## LISTED ENTRIES
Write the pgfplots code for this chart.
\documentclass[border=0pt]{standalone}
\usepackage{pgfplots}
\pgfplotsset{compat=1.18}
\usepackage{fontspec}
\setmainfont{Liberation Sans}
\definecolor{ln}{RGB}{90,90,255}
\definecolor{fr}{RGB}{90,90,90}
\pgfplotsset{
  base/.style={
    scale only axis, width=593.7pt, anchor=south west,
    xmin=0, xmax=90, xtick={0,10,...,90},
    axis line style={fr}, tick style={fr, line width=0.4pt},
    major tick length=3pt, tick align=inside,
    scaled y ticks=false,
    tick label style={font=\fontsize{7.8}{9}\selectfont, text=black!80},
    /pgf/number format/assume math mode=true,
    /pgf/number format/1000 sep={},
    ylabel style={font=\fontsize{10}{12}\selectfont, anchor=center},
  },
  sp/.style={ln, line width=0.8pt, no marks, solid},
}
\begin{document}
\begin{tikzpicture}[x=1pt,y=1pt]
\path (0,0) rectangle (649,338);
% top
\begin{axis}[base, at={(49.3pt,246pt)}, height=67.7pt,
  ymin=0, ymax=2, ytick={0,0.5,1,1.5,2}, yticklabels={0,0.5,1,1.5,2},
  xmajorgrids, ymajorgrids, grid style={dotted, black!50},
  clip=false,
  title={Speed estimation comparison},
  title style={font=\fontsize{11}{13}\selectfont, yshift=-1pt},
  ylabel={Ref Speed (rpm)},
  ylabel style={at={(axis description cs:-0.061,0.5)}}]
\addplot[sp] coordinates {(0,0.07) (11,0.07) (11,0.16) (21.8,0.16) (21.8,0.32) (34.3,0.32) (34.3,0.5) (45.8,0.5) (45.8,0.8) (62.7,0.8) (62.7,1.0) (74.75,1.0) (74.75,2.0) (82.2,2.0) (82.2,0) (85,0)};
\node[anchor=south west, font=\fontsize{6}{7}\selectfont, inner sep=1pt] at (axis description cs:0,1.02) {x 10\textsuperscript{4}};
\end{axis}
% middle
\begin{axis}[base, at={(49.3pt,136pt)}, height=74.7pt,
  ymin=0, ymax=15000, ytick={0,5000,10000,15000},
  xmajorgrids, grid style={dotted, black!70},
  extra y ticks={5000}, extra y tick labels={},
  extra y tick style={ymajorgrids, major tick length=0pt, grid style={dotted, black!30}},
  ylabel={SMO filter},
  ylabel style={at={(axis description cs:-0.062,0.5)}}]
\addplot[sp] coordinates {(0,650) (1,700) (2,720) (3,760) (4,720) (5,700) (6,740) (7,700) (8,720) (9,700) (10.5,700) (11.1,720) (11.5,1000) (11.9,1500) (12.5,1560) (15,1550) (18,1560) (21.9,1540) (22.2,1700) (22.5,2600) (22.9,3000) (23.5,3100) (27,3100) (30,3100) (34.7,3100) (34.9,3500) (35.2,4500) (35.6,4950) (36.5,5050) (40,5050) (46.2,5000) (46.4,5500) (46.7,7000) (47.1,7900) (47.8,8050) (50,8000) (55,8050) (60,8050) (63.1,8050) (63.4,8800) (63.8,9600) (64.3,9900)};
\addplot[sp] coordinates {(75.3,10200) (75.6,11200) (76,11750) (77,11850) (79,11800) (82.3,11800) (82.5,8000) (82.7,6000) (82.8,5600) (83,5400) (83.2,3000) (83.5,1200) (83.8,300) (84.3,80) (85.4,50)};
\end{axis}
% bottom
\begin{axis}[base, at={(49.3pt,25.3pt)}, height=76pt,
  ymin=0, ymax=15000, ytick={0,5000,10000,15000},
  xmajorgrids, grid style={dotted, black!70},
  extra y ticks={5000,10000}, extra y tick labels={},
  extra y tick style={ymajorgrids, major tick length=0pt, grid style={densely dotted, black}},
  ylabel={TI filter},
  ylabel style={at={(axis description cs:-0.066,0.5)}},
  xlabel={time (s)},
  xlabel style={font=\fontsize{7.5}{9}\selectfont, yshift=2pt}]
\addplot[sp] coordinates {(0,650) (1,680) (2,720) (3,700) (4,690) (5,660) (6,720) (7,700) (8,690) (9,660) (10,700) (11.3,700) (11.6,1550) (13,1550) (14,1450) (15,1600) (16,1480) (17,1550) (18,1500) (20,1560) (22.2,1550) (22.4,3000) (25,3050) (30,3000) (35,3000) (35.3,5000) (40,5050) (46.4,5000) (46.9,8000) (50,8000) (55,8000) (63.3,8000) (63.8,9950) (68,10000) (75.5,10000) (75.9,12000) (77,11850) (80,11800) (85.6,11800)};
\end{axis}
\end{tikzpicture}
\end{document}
--
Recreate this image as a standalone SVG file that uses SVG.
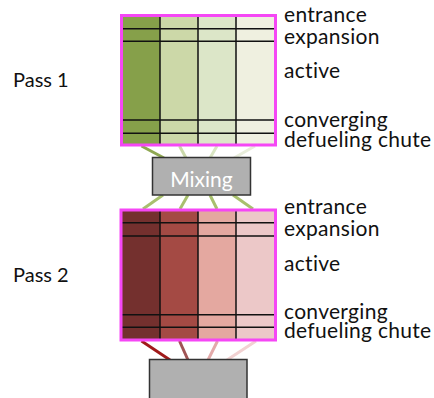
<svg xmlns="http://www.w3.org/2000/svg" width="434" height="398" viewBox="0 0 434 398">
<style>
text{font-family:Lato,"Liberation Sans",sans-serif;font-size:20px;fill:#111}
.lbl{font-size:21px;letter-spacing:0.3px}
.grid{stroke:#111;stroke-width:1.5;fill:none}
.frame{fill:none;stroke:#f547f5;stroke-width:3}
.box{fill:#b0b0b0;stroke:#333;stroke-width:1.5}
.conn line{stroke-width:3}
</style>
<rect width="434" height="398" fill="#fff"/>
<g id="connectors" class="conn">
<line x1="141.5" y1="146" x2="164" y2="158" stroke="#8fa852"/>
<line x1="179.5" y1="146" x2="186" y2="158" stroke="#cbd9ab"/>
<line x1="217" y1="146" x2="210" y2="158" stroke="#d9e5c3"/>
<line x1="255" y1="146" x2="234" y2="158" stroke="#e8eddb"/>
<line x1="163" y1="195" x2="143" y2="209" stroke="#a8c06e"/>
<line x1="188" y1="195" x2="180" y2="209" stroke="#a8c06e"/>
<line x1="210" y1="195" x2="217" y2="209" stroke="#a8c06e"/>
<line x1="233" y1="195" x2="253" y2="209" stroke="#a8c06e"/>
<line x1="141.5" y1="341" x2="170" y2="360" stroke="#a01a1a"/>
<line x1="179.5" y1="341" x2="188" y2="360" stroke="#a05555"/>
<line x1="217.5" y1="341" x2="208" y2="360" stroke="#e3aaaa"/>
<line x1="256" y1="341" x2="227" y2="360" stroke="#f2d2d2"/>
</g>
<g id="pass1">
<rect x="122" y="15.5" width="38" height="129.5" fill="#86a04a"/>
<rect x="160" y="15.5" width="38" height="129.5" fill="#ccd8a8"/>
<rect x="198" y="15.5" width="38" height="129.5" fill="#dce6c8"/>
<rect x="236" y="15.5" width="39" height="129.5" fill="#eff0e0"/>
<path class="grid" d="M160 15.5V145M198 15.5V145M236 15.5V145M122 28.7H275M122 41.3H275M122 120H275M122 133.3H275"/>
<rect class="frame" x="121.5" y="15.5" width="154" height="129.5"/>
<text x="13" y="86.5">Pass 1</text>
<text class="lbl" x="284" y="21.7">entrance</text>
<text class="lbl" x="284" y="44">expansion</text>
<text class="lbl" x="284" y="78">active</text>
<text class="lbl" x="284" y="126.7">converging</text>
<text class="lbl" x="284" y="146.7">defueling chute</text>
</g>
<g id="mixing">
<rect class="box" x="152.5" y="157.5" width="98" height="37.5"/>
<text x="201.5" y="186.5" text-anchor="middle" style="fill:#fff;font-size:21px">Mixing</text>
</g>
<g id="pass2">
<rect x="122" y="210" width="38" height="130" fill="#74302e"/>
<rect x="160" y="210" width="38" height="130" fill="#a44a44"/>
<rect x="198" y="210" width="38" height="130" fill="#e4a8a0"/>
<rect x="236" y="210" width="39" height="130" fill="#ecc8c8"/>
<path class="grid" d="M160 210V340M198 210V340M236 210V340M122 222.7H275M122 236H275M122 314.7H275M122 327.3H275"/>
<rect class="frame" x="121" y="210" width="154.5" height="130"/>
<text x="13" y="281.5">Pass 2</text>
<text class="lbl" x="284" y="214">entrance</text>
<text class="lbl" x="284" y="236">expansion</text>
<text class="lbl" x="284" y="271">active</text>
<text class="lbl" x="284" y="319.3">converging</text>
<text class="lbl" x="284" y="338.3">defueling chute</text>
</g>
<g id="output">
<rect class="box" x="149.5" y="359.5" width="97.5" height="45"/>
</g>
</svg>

## WHAT IS EXPECTED
Go through the records and pull out each line that includes the word "standalone".

## SOLUTION BELOW
\documentclass[border=0pt]{standalone}
Recreate this image as a standalone SVG file that uses SVG.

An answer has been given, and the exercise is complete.